**** ROWS ****

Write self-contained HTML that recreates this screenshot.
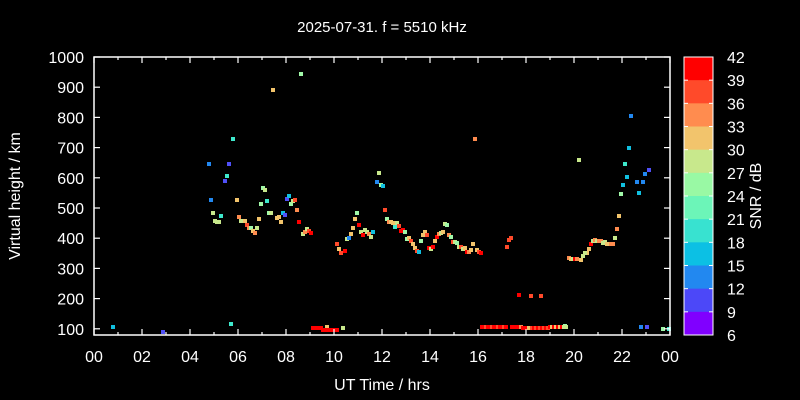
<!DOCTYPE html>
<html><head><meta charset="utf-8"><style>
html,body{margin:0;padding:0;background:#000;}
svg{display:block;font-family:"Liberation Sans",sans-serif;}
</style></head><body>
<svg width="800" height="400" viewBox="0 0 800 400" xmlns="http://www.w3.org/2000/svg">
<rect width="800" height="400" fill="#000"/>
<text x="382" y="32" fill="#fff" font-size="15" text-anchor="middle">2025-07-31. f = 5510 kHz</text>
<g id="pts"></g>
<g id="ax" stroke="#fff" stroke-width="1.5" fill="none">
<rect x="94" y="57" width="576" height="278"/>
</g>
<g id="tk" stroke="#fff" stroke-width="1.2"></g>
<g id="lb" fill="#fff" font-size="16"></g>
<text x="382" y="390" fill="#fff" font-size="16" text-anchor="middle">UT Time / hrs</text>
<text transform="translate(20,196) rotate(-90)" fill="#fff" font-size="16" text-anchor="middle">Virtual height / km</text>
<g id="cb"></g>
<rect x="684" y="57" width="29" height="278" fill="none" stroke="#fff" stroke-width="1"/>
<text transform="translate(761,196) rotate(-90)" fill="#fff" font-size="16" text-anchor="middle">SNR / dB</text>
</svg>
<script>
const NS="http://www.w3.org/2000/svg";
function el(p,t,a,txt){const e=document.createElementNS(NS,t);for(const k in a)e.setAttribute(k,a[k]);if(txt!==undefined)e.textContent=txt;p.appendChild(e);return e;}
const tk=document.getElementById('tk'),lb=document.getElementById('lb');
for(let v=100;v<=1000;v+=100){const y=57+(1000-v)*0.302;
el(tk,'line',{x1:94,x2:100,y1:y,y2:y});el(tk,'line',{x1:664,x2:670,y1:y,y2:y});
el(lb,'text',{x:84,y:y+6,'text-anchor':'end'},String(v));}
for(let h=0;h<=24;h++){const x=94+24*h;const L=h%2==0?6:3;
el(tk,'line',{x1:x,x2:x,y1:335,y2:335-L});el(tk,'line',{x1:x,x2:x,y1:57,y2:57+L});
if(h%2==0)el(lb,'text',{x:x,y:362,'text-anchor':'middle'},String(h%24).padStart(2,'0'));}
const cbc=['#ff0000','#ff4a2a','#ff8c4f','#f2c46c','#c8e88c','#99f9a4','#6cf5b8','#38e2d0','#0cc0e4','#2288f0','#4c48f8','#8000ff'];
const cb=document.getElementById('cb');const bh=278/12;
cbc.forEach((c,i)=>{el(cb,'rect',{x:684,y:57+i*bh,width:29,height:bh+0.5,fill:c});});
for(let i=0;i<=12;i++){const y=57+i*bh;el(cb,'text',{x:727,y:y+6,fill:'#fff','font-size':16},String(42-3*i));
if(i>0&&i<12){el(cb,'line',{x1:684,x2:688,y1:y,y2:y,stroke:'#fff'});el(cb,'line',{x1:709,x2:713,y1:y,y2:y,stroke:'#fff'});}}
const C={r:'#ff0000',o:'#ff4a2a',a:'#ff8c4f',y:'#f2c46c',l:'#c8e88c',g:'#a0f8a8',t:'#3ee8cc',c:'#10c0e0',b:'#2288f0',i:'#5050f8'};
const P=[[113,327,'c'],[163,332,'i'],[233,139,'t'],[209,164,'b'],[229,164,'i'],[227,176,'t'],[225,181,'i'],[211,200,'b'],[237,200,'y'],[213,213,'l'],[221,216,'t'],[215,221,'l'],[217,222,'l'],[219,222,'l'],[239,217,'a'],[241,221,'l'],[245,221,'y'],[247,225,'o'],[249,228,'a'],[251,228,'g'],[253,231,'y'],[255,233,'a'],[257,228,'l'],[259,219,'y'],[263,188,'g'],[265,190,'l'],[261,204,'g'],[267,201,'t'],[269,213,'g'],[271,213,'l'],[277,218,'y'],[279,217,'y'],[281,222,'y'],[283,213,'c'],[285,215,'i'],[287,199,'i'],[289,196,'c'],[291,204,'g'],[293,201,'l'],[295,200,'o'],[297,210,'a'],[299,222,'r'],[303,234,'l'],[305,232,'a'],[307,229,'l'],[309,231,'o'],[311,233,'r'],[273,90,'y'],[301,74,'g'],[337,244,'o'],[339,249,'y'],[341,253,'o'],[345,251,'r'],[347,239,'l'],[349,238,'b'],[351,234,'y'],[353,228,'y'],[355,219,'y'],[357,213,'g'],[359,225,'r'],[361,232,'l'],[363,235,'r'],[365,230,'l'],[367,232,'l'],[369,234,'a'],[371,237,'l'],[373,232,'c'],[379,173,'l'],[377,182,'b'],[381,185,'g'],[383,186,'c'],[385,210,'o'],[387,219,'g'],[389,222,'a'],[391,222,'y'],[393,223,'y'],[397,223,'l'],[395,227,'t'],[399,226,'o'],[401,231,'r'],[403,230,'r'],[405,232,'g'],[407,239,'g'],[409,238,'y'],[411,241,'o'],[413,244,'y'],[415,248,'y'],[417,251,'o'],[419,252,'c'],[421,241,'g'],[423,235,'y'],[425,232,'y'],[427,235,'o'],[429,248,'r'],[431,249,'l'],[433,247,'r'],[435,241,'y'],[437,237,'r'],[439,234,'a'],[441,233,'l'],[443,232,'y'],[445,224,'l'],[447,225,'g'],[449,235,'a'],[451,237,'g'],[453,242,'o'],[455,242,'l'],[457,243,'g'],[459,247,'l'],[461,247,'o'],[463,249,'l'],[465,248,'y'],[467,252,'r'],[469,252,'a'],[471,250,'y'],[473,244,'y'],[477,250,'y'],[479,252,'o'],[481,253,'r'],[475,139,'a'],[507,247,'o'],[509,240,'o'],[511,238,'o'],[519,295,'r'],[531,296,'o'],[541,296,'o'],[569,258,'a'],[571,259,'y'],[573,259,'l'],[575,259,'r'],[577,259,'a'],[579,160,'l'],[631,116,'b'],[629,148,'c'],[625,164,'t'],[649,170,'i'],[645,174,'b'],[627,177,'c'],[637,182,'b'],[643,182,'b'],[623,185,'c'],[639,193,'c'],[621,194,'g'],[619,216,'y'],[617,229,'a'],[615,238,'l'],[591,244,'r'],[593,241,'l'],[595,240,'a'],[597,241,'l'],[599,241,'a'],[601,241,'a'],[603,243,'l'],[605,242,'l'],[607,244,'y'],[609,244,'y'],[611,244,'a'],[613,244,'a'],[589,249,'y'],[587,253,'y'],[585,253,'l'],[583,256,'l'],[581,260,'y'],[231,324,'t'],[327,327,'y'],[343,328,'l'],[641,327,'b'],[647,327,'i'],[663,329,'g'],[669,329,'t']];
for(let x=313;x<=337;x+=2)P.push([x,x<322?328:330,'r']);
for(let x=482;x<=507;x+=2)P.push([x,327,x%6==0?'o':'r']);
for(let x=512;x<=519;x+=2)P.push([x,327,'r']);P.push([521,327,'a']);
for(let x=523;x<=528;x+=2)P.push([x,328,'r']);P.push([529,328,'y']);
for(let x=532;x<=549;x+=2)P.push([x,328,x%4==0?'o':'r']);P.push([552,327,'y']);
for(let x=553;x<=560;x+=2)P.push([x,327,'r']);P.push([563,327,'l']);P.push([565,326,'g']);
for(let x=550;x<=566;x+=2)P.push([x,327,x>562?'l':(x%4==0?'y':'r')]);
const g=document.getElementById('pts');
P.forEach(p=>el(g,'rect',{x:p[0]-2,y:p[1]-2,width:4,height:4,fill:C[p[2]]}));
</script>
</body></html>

****
**** ROWS ****

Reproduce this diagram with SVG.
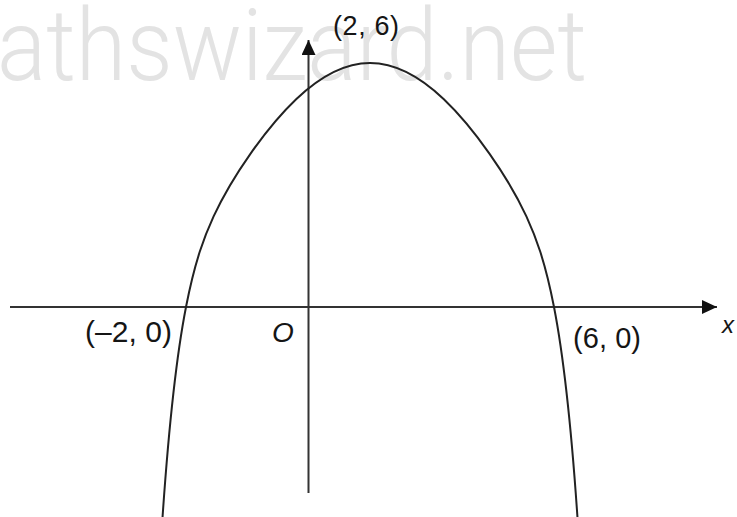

****

From the listing above, pick out each line where the word "this" appears.

Write self-contained HTML that recreates this screenshot.
Reproduce this diagram with SVG.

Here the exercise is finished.